Sunday, February 17, 2008

EU and emergency numbers

I'm a bit late on this one from EU Referendum -it seems the EU is getting itself worked up about having a common emergency number and wants member Governments to make more effort to condition us to use 112.

Today is 11 February which, expressed in numerical form is 11/2 – something which the EU commission could not let pass – 112 being the single European emergency number.

It has therefore launched a new initiative, calling for "EU citizens" to be "better informed" about the number.

As usual this is a complete waste of time and money and another case of the EU focusing on something for cosmetic reasons in the name of "integration". To understand why we need to look at some history and techie stuff, but I will simplfy it.

You need to know that the telephone exchange provides the power for your phone to work by putting a voltage across your line. In the normal condition the circuit is not made (open) and therefore no current flows. The first telephone systems used currrent pulses on the line to tell the exchange what number was being dialled and they did this by the telephone dialler making and breaking the circuit to the exchange and so drawing current pulses at a set timing interval.

You may remember that early telephones had rotary dials and for the exchanges to work the dialer had to release at a constant pace so the exchange could detect the pulses correctly. This type of operation is susceptible to "noise" from lightening, car engines, early vacuum cleaners and even lights being switched on. This noise can, and did, cause mis-dials or even phantom dialling of emergency numbers.

Selecting the emergency number therefore became a trade off between how long it took to dial the number and the risk of spurious and/or mis-dials. For speed we would want 111 to be the emergency number but this is prone to being dialled by spurious noise. On the other hand 999 is slow to dial but not prone to phantom dialling.
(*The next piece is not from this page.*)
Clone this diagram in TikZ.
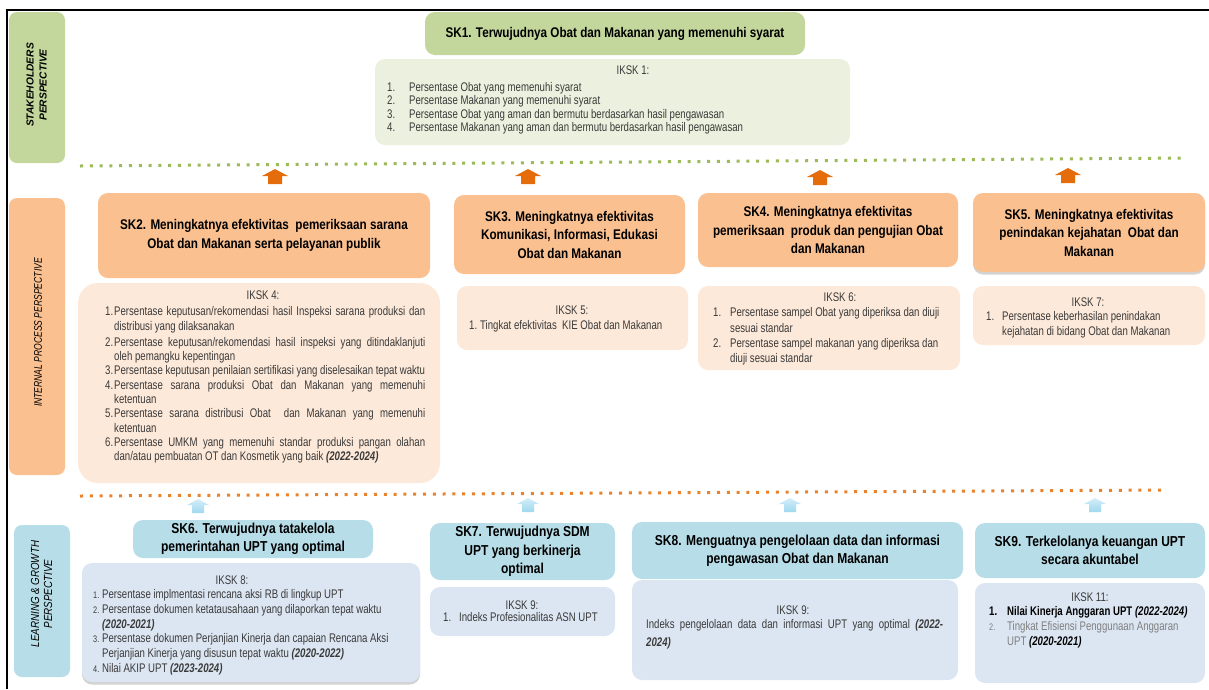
\documentclass[tikz,border=0pt]{standalone}
\usepackage{fontspec}
\setmainfont{Liberation Sans}[FakeStretch=0.77]
\newfontfamily\titlefont{Liberation Sans}[FakeStretch=0.835]
\newfontfamily\plainfont{Liberation Sans}
\usetikzlibrary{shadows}

\definecolor{skgreen}{HTML}{C3D69B}
\definecolor{ikgreen}{HTML}{EBF1DE}
\definecolor{skorange}{HTML}{FAC090}
\definecolor{ikorange}{HTML}{FDE9D9}
\definecolor{skblue}{HTML}{B7DEE8}
\definecolor{ikblue}{HTML}{DCE6F2}
\definecolor{arrorange}{HTML}{E46C0A}
\definecolor{arrblue}{HTML}{9FD8EF}
\definecolor{dotgreen}{HTML}{9BBB59}
\definecolor{dotorange}{HTML}{E9822C}
\definecolor{itemgrey}{HTML}{3A3A3A}
\definecolor{softgrey}{HTML}{7F7F7F}

\hyphenpenalty=10000
\exhyphenpenalty=10000
\tolerance=9999
\emergencystretch=20pt
\newcommand{\yr}[1]{\textbf{\textit{#1}}}
\newcommand{\num}[1]{{\fontsize{9.5}{10}\selectfont #1}}

\begin{document}
\begin{tikzpicture}[x=1pt,y=-1pt,
    persp/.style={rounded corners=8pt,inner sep=0pt},
    persptext/.style={rotate=90,align=center,inner sep=0pt},
    sk/.style={rounded corners=10pt,inner sep=0pt,align=center,font=\titlefont\bfseries\fontsize{14}{18.5}\selectfont},
    skbottom/.style={sk,font=\titlefont\bfseries\fontsize{14.4}{18.3}\selectfont},
    iksk/.style={rounded corners=10pt,inner sep=0pt},
    head/.style={inner sep=0pt,text=itemgrey,font=\fontsize{12.5}{14}\selectfont},
    list/.style={inner sep=0pt,anchor=north west,text=itemgrey,font=\fontsize{12.5}{#1}\selectfont},
    list/.default=13.4,
    greendots/.style={dotgreen,line width=3pt,dash pattern=on 3pt off 6.8pt},
    orangedots/.style={dotorange,line width=3pt,dash pattern=on 3pt off 6.8pt},
    orangeup/.pic={\fill[arrorange] (-13,7) -- (0,0) -- (13,7) -- (7,7) -- (7,15) -- (-7,15) -- (-7,7) -- cycle;},
    blueup/.pic={\shade[top color=arrblue!45,bottom color=arrblue] (-11,6) -- (0,0) -- (11,6) -- (6,6) -- (6,14) -- (-6,14) -- (-6,6) -- cycle;}]

  \useasboundingbox (0,0) rectangle (1209,689);
  \draw[line width=2pt] (7,689) -- (7,10) -- (1209,10);

  % perspectives
  \node[persp,fill=skgreen,minimum width=56pt,minimum height=151pt] (stake) at (37,87.5) {};
  \node[persptext,font=\plainfont\bfseries\itshape\fontsize{10.2}{13}\selectfont] (staketext) at (36.5,85)
    {STAKEHOLDERS\\PERSPECTIVE};
  \node[persp,fill=skorange,minimum width=56pt,minimum height=277pt] (intern) at (37,336.5) {};
  \node[persptext,font=\itshape\fontsize{11.1}{13}\selectfont] (interntext) at (38,332.5)
    {INTERNAL PROCESS PERSPECTIVE};
  \node[persp,fill=skblue,minimum width=56pt,minimum height=152pt] (learn) at (42,601) {};
  \node[persptext,font=\titlefont\itshape\fontsize{11.7}{13}\selectfont] (learntext) at (41.5,594)
    {LEARNING \& GROWTH\\PERSPECTIVE};

  % stakeholders
  \node[sk,fill=skgreen,minimum width=380pt,minimum height=43pt] (sk1) at (615,33.5)
    {SK1. Terwujudnya Obat dan Makanan yang memenuhi syarat};
  \node[iksk,fill=ikgreen,minimum width=475pt,minimum height=86pt] (ik1) at (612.5,102) {};
  \node[head] (ik1h) at (633,70) {IKSK 1:};
  \node[list=13.3] (ik1l) at (387,81.9)
    {\begin{tabular}{@{}p{22pt}@{}l@{}}
     1. & Persentase Obat yang memenuhi syarat\\
     2. & Persentase Makanan yang memenuhi syarat\\
     3. & Persentase Obat yang aman dan bermutu berdasarkan hasil pengawasan\\
     4. & Persentase Makanan yang aman dan bermutu berdasarkan hasil pengawasan
     \end{tabular}};

  \draw[greendots] (80,166) -- (1185,158);
  \pic at (275,169) {orangeup};
  \pic at (528,169) {orangeup};
  \pic at (820,170) {orangeup};
  \pic at (1068,168) {orangeup};

  % internal process
  \node[sk,fill=skorange,minimum width=332pt,minimum height=85pt] (sk2) at (264,235.5)
    {SK2. Meningkatnya efektivitas\ \ pemeriksaan sarana\\Obat dan Makanan serta pelayanan publik};
  \node[iksk,fill=ikorange,rounded corners=20pt,minimum width=362pt,minimum height=200pt] (ik4) at (259,383) {};
  \node[head] (ik4h) at (263,295) {IKSK 4:};
  \node[list=14.3] (ik4l) at (105,305.5)
    {\begin{tabular}{@{}p{9pt}@{}p{311pt}@{}}
     1. & Persentase keputusan/rekomendasi hasil Inspeksi sarana produksi dan\linebreak distribusi yang dilaksanakan\\[2pt]
     2. & Persentase keputusan/rekomendasi hasil inspeksi yang ditindaklanjuti\linebreak oleh pemangku kepentingan\\
     3. & Persentase keputusan penilaian sertifikasi yang diselesaikan tepat waktu\\
     4. & Persentase sarana produksi Obat dan Makanan yang memenuhi\linebreak ketentuan\\
     5. & Persentase sarana distribusi Obat\ \ dan Makanan yang memenuhi\linebreak ketentuan\\
     6. & Persentase UMKM yang memenuhi standar produksi pangan olahan\linebreak dan/atau pembuatan OT dan Kosmetik yang baik \yr{(2022-2024)}
     \end{tabular}};

  \node[sk,fill=skorange,minimum width=231pt,minimum height=79pt] (sk3) at (569.5,234.5)
    {SK3. Meningkatnya efektivitas\\Komunikasi, Informasi, Edukasi\\Obat dan Makanan};
  \node[iksk,fill=ikorange,minimum width=231pt,minimum height=64pt] (ik5) at (572.5,318) {};
  \node[head] (ik5h) at (572,310) {IKSK 5:};
  \node[list] (ik5l) at (469,320.1)
    {\begin{tabular}{@{}p{11pt}@{}l@{}}
     1. & Tingkat efektivitas\ \ KIE Obat dan Makanan
     \end{tabular}};

  \node[sk,fill=skorange,minimum width=260pt,minimum height=74pt] (sk4) at (828,230)
    {SK4. Meningkatnya efektivitas\\pemeriksaan\ \ produk dan pengujian Obat\\dan Makanan};
  \node[iksk,fill=ikorange,minimum width=262pt,minimum height=84pt] (ik6) at (829,328) {};
  \node[head] (ik6h) at (840,297) {IKSK 6:};
  \node[list=15.3] (ik6l) at (713,305.8)
    {\begin{tabular}{@{}p{17pt}@{}l@{}}
     1. & Persentase sampel Obat yang diperiksa dan diuji\\
        & sesuai standar\\
     2. & Persentase sampel makanan yang diperiksa dan\\
        & diuji sesuai standar
     \end{tabular}};

  \node[sk,fill=skorange,minimum width=232pt,minimum height=79pt,
        drop shadow={shadow xshift=0pt,shadow yshift=-2.5pt,opacity=.35}] (sk5) at (1089,232.5)
    {SK5. Meningkatnya efektivitas\\penindakan kejahatan\ \ Obat dan\\Makanan};
  \node[iksk,fill=ikorange,minimum width=232pt,minimum height=59pt] (ik7) at (1089,315.5) {};
  \node[head] (ik7h) at (1088,302) {IKSK 7:};
  \node[list=15] (ik7l) at (986,310)
    {\begin{tabular}{@{}p{16pt}@{}l@{}}
     1. & Persentase keberhasilan penindakan\\
        & kejahatan di bidang Obat dan Makanan
     \end{tabular}};

  \draw[orangedots] (80,496) -- (1165,490);
  \pic at (198,499) {blueup};
  \pic at (528,498) {blueup};
  \pic at (790,498) {blueup};
  \pic at (1095,498) {blueup};

  % learning and growth
  \node[skbottom,fill=skblue,minimum width=240pt,minimum height=38pt] (sk6) at (253,539)
    {SK6. Terwujudnya tatakelola\\pemerintahan UPT yang optimal};
  \node[iksk,fill=ikblue,minimum width=338pt,minimum height=119pt,
        drop shadow={shadow xshift=0pt,shadow yshift=-2.5pt,opacity=.35}] (ik8) at (251,622.5) {};
  \node[head] (ik8h) at (232,580) {IKSK 8:};
  \node[list=14.7] (ik8l) at (93,588.2)
    {\begin{tabular}{@{}p{9pt}@{}l@{}}
     \num{1.} & Persentase implmentasi rencana aksi RB di lingkup UPT\\
     \num{2.} & Persentase dokumen ketatausahaan yang dilaporkan tepat waktu\\
              & \yr{(2020-2021)}\\
     \num{3.} & Persentase dokumen Perjanjian Kinerja dan capaian Rencana Aksi\\
              & Perjanjian Kinerja yang disusun tepat waktu \yr{(2020-2022)}\\
     \num{4.} & Nilai AKIP UPT \yr{(2023-2024)}
     \end{tabular}};

  \node[skbottom,fill=skblue,minimum width=185pt,minimum height=57pt] (sk7) at (522.5,551.5)
    {SK7. Terwujudnya SDM\\UPT yang berkinerja\\optimal};
  \node[iksk,fill=ikblue,minimum width=185pt,minimum height=49pt] (ik9a) at (522.5,611.5) {};
  \node[head] (ik9ah) at (522,605) {IKSK 9:};
  \node[list] (ik9al) at (443,612.1)
    {\begin{tabular}{@{}p{16pt}@{}l@{}}
     1. & Indeks Profesionalitas ASN UPT
     \end{tabular}};

  \node[skbottom,fill=skblue,minimum width=331pt,minimum height=57pt] (sk8) at (797.5,550.5)
    {SK8. Menguatnya pengelolaan data dan informasi\\pengawasan Obat dan Makanan};
  \node[iksk,fill=ikblue,minimum width=326pt,minimum height=100pt] (ik9b) at (795,630) {};
  \node[head] (ik9bh) at (793,610) {IKSK 9:};
  \node[list=17.5] (ik9bl) at (646,616.2)
    {\begin{tabular}{@{}p{297pt}@{}}
     Indeks pengelolaan data dan informasi UPT yang optimal \yr{(2022-}\linebreak\yr{2024)}
     \end{tabular}};

  \node[skbottom,fill=skblue,minimum width=230pt,minimum height=55pt] (sk9) at (1090,550.5)
    {SK9. Terkelolanya keuangan UPT\\secara akuntabel};
  \node[iksk,fill=ikblue,minimum width=230pt,minimum height=100pt] (ik11) at (1090,633) {};
  \node[head] (ik11h) at (1090,597) {IKSK 11:};
  \node[list=15] (ik11l) at (989,605)
    {\begin{tabular}{@{}p{18pt}@{}l@{}}
     \leavevmode\textcolor{black}{\bfseries 1.} & \textcolor{black}{\bfseries Nilai Kinerja Anggaran UPT \textit{(2022-2024)}}\\
     \leavevmode\textcolor{softgrey}{\num{2.}} & \textcolor{softgrey}{Tingkat Efisiensi Penggunaan Anggaran}\\
        & \textcolor{softgrey}{UPT} \textcolor{black}{\yr{(2020-2021)}}
     \end{tabular}};
\end{tikzpicture}
\end{document}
So when telephine systems were fists eing built, rightly or wrongly UK telecoms engineers chose 999 for the emergency number, in the USA 911 and in parts of Europe 112. This is only a problem because in an emergency people will revert to what they were conditioned to dial and not what they had been recently told to dial when entering a country.

Whilst pulse dialling still works, fixed telephone systems moved to a system of Dual Tone Multiple Frequency (DTMF) dialling some years ago which meant push button telephones and all numbers being dialed at the same pace. Dialling is now faster and not prone to noise, so the trade off for emergency numbers has, by and large, become redundant (remember though that pulse dialling still works so we cave to be careful). Most of us have been conditioned from an early age to dial a certain number in emergencies and as all numbers are now dialled at the same rate it was pointless changing the emergency number.

So why not use all these numbers in a country? Well, yes, but old analogue exchanges were expensive to set up numbers and because of a lack of standardisation in the early days other country's numbers may have been allocated to other functions. However modern exchanges are now really easy to provision and we have standardisation work through the International Telecommunications Union (ITU).

Over the years the ITU has standardised numbering eg UK is always 0044 (+44 on your mobile). It is therefore quite easy for the ITU and national regulators to move towards common standards and insisting that all countries accept other country's emergency numbers, which they have done on their mobile networks and most with their fixed networks.

So, the EU should forget its fantasy of getting everyone to remember and use its favourite number and save money. If they are really worried what they should focus on is working on the ITU and regulatory bodies to make sure all countries recognise the main emergency numbers eg 999, 911, 112 etc because it really is quite easy to set these up.

And a final point, the EU has set itself up as the super regulator when it comes to telecoms and is almost in a position to do this by diktat, which is what they really like.